GCP BigQuery how to set expiration date to table by python api

I am using BigQuery Python API to create table, and would like to set an expiration date to the table, so the table would be automatically dropped after certain days.
Here is my code:
client = bq.Client()
job_config = bq.QueryJobConfig()
dataset_id = dataset
table_ref = client.dataset(dataset_id).table(filename)
job_config.destination = table_ref
job_config.write_disposition = 'WRITE_TRUNCATE'
dt = datetime.now() + timedelta(seconds=259200)
unixtime = (dt - datetime(1970,1,1)).total_seconds()
expiration_time = unixtime
job_config.expires = expiration_time
query_job = client.query(query, job_config=job_config)
query_job.result()
The problem is that the expiration parameter doesn't seem to work. When I am checking the table detail in the UI, the expiration date is still Never.
To answer a slightly different question, instead of specifying the expiration as part of the request options, you can use a CREATE TABLE statement instead, where the relevant option is expiration_timestamp. For example:
CREATE OR REPLACE TABLE my_dataset.MyTable
(
x INT64,
y FLOAT64
)
OPTIONS (
expiration_timestamp=TIMESTAMP_ADD(CURRENT_TIMESTAMP(), INTERVAL 3 DAY)
);
This creates a table with two columns that will expire three days from now.
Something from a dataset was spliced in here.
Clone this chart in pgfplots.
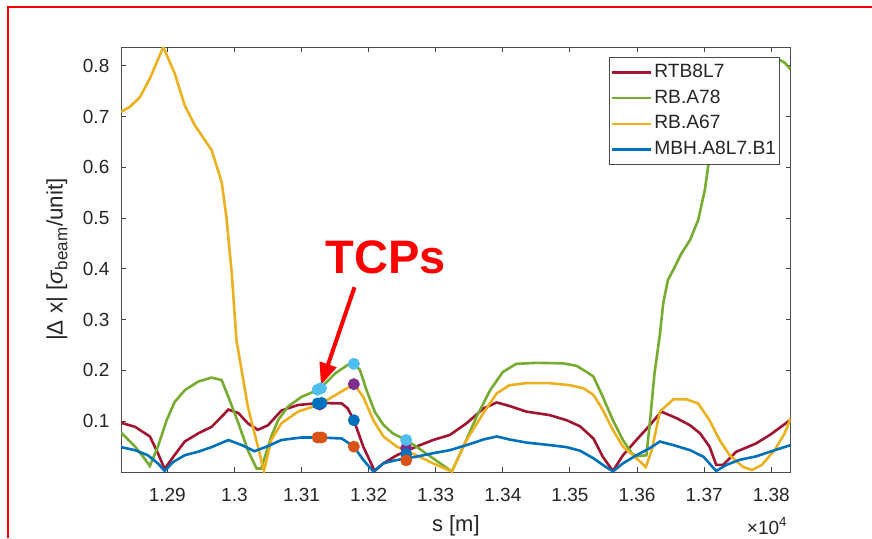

CREATE TABLE supports an optional AS SELECT clause, too, if you want to create the table from the result of a query (the documentation goes into more detail).
To update an existing table expiration time with Python:
import datetime
from google.cloud import bigquery
client = bigquery.Client()
table = client.get_table("project.dataset.table")
table.expires = datetime.datetime.now() + datetime.timedelta(days=1)
client.update_table(table, ['expires'])
Credits: /u/ApproximateIdentity
Looking at the docs for the query method we can see that it's not possible to set an expiration time in the query job config.
The proper way of doing so is setting at the Table resource, something like:
client = bq.Client()
job_config = bq.QueryJobConfig()
dataset_id = dataset
table_ref = client.dataset(dataset_id).table(filename)
table = bq.Table(table_ref)
dt = datetime.now() + timedelta(seconds=259200)
table.expires = dt
client.create_table(table)
query_job = client.query(query, job_config=job_config)
query_job.result()